WORK TO BE COMPLETED: Reproduce all of the data below without alteration; exclude every picture.

--- start DATA PROVIDED ---

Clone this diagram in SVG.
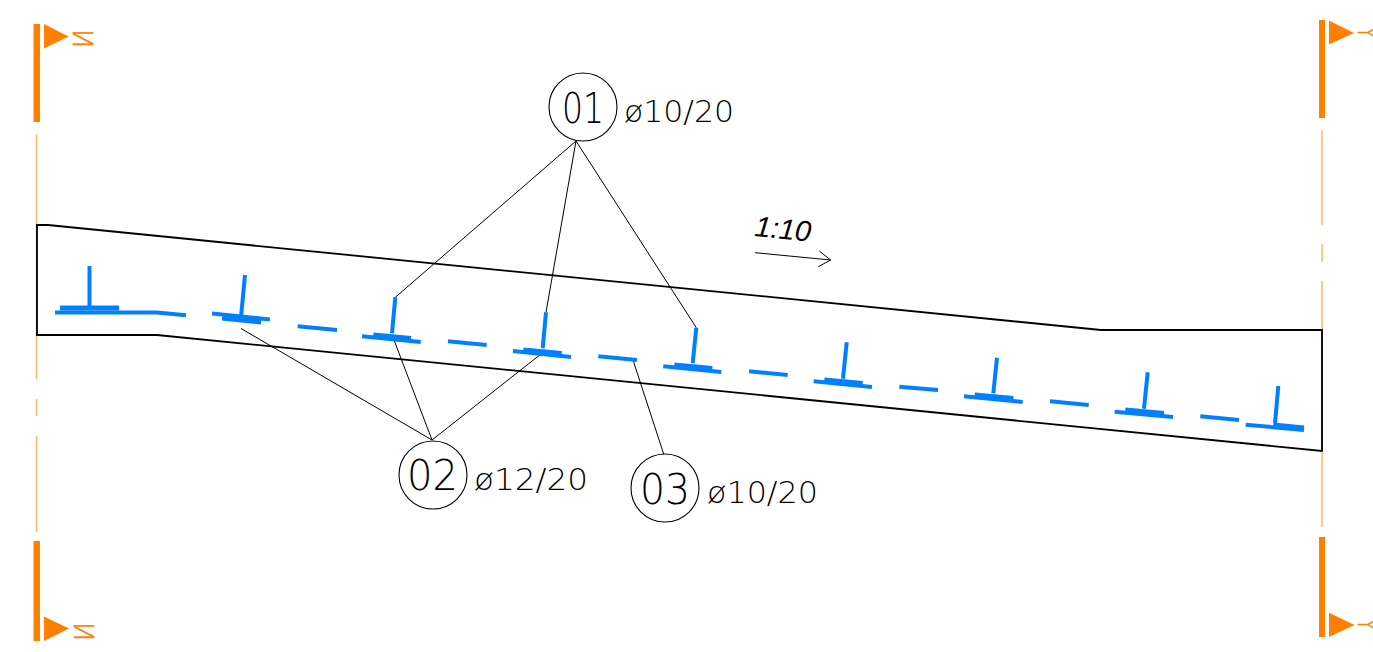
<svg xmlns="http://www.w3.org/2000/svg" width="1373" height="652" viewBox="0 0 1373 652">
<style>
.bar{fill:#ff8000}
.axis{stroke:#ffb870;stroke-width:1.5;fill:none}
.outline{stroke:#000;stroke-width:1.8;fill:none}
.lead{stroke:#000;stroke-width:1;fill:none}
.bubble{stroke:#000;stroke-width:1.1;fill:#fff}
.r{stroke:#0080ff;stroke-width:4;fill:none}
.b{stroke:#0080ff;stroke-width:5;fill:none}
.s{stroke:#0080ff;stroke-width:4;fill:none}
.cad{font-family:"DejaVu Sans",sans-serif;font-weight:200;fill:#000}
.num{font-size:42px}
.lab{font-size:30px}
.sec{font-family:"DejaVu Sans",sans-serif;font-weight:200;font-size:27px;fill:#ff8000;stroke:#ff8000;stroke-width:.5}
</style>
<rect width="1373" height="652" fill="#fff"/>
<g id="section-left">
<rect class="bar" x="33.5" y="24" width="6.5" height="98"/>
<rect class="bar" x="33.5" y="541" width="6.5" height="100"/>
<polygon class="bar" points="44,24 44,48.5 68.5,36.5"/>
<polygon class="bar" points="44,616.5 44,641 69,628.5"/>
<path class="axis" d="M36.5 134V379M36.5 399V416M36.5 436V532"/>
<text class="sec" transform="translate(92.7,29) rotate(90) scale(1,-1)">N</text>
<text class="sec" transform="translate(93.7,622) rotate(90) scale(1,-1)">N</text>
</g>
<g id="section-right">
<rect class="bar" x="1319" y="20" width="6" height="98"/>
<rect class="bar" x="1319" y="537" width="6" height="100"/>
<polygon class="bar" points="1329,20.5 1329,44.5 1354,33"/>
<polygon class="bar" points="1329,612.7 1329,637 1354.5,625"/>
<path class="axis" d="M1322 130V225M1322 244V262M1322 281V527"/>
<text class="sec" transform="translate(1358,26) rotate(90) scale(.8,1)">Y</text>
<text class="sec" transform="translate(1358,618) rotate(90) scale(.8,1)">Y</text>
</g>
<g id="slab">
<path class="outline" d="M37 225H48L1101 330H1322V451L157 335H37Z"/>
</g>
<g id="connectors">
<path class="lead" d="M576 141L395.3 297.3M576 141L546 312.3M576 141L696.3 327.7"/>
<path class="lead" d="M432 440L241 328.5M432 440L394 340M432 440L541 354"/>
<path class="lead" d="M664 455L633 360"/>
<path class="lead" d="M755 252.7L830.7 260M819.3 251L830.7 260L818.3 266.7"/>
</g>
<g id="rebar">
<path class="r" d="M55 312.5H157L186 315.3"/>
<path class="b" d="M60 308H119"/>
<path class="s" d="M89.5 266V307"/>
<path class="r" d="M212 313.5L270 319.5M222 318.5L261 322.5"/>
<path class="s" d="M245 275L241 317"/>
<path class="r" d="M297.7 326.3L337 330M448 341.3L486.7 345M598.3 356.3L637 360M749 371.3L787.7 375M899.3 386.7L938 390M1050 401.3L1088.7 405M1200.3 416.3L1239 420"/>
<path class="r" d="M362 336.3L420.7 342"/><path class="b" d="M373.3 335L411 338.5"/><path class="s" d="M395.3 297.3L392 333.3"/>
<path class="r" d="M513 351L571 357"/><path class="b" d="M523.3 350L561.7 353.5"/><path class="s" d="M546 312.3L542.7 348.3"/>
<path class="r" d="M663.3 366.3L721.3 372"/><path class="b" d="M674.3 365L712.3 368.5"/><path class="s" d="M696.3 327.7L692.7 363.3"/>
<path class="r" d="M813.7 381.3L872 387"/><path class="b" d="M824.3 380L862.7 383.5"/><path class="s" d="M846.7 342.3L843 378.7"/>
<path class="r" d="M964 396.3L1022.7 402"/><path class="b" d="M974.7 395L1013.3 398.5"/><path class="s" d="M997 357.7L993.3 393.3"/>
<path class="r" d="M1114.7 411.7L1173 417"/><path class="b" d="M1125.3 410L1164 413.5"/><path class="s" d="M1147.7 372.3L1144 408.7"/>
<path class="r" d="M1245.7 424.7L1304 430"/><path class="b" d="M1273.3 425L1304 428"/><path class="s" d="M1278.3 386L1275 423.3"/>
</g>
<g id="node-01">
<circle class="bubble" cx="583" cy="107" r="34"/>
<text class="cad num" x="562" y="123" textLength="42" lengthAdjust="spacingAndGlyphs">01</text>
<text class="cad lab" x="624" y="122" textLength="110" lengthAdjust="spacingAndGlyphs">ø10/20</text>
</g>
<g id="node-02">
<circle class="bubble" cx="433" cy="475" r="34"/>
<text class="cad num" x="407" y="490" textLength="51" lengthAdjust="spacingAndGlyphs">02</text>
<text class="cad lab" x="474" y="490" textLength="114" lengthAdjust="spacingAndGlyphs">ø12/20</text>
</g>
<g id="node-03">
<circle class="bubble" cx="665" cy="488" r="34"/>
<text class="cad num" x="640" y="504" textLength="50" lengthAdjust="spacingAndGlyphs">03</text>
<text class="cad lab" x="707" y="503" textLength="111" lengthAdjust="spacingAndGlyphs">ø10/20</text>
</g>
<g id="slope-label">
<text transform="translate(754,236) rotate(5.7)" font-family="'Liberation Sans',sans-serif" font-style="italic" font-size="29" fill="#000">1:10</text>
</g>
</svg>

--- end DATA PROVIDED ---

THE RESULT:
Clone this diagram in SVG.
<svg xmlns="http://www.w3.org/2000/svg" width="1373" height="652" viewBox="0 0 1373 652">
<style>
.bar{fill:#ff8000}
.axis{stroke:#ffb870;stroke-width:1.5;fill:none}
.outline{stroke:#000;stroke-width:1.8;fill:none}
.lead{stroke:#000;stroke-width:1;fill:none}
.bubble{stroke:#000;stroke-width:1.1;fill:#fff}
.r{stroke:#0080ff;stroke-width:4;fill:none}
.b{stroke:#0080ff;stroke-width:5;fill:none}
.s{stroke:#0080ff;stroke-width:4;fill:none}
.cad{font-family:"DejaVu Sans",sans-serif;font-weight:200;fill:#000}
.num{font-size:42px}
.lab{font-size:30px}
.sec{font-family:"DejaVu Sans",sans-serif;font-weight:200;font-size:27px;fill:#ff8000;stroke:#ff8000;stroke-width:.5}
</style>
<rect width="1373" height="652" fill="#fff"/>
<g id="section-left">
<rect class="bar" x="33.5" y="24" width="6.5" height="98"/>
<rect class="bar" x="33.5" y="541" width="6.5" height="100"/>
<polygon class="bar" points="44,24 44,48.5 68.5,36.5"/>
<polygon class="bar" points="44,616.5 44,641 69,628.5"/>
<path class="axis" d="M36.5 134V379M36.5 399V416M36.5 436V532"/>
<text class="sec" transform="translate(92.7,29) rotate(90) scale(1,-1)">N</text>
<text class="sec" transform="translate(93.7,622) rotate(90) scale(1,-1)">N</text>
</g>
<g id="section-right">
<rect class="bar" x="1319" y="20" width="6" height="98"/>
<rect class="bar" x="1319" y="537" width="6" height="100"/>
<polygon class="bar" points="1329,20.5 1329,44.5 1354,33"/>
<polygon class="bar" points="1329,612.7 1329,637 1354.5,625"/>
<path class="axis" d="M1322 130V225M1322 244V262M1322 281V527"/>
<text class="sec" transform="translate(1358,26) rotate(90) scale(.8,1)">Y</text>
<text class="sec" transform="translate(1358,618) rotate(90) scale(.8,1)">Y</text>
</g>
<g id="slab">
<path class="outline" d="M37 225H48L1101 330H1322V451L157 335H37Z"/>
</g>
<g id="connectors">
<path class="lead" d="M576 141L395.3 297.3M576 141L546 312.3M576 141L696.3 327.7"/>
<path class="lead" d="M432 440L241 328.5M432 440L394 340M432 440L541 354"/>
<path class="lead" d="M664 455L633 360"/>
<path class="lead" d="M755 252.7L830.7 260M819.3 251L830.7 260L818.3 266.7"/>
</g>
<g id="rebar">
<path class="r" d="M55 312.5H157L186 315.3"/>
<path class="b" d="M60 308H119"/>
<path class="s" d="M89.5 266V307"/>
<path class="r" d="M212 313.5L270 319.5M222 318.5L261 322.5"/>
<path class="s" d="M245 275L241 317"/>
<path class="r" d="M297.7 326.3L337 330M448 341.3L486.7 345M598.3 356.3L637 360M749 371.3L787.7 375M899.3 386.7L938 390M1050 401.3L1088.7 405M1200.3 416.3L1239 420"/>
<path class="r" d="M362 336.3L420.7 342"/><path class="b" d="M373.3 335L411 338.5"/><path class="s" d="M395.3 297.3L392 333.3"/>
<path class="r" d="M513 351L571 357"/><path class="b" d="M523.3 350L561.7 353.5"/><path class="s" d="M546 312.3L542.7 348.3"/>
<path class="r" d="M663.3 366.3L721.3 372"/><path class="b" d="M674.3 365L712.3 368.5"/><path class="s" d="M696.3 327.7L692.7 363.3"/>
<path class="r" d="M813.7 381.3L872 387"/><path class="b" d="M824.3 380L862.7 383.5"/><path class="s" d="M846.7 342.3L843 378.7"/>
<path class="r" d="M964 396.3L1022.7 402"/><path class="b" d="M974.7 395L1013.3 398.5"/><path class="s" d="M997 357.7L993.3 393.3"/>
<path class="r" d="M1114.7 411.7L1173 417"/><path class="b" d="M1125.3 410L1164 413.5"/><path class="s" d="M1147.7 372.3L1144 408.7"/>
<path class="r" d="M1245.7 424.7L1304 430"/><path class="b" d="M1273.3 425L1304 428"/><path class="s" d="M1278.3 386L1275 423.3"/>
</g>
<g id="node-01">
<circle class="bubble" cx="583" cy="107" r="34"/>
<text class="cad num" x="562" y="123" textLength="42" lengthAdjust="spacingAndGlyphs">01</text>
<text class="cad lab" x="624" y="122" textLength="110" lengthAdjust="spacingAndGlyphs">ø10/20</text>
</g>
<g id="node-02">
<circle class="bubble" cx="433" cy="475" r="34"/>
<text class="cad num" x="407" y="490" textLength="51" lengthAdjust="spacingAndGlyphs">02</text>
<text class="cad lab" x="474" y="490" textLength="114" lengthAdjust="spacingAndGlyphs">ø12/20</text>
</g>
<g id="node-03">
<circle class="bubble" cx="665" cy="488" r="34"/>
<text class="cad num" x="640" y="504" textLength="50" lengthAdjust="spacingAndGlyphs">03</text>
<text class="cad lab" x="707" y="503" textLength="111" lengthAdjust="spacingAndGlyphs">ø10/20</text>
</g>
<g id="slope-label">
<text transform="translate(754,236) rotate(5.7)" font-family="'Liberation Sans',sans-serif" font-style="italic" font-size="29" fill="#000">1:10</text>
</g>
</svg>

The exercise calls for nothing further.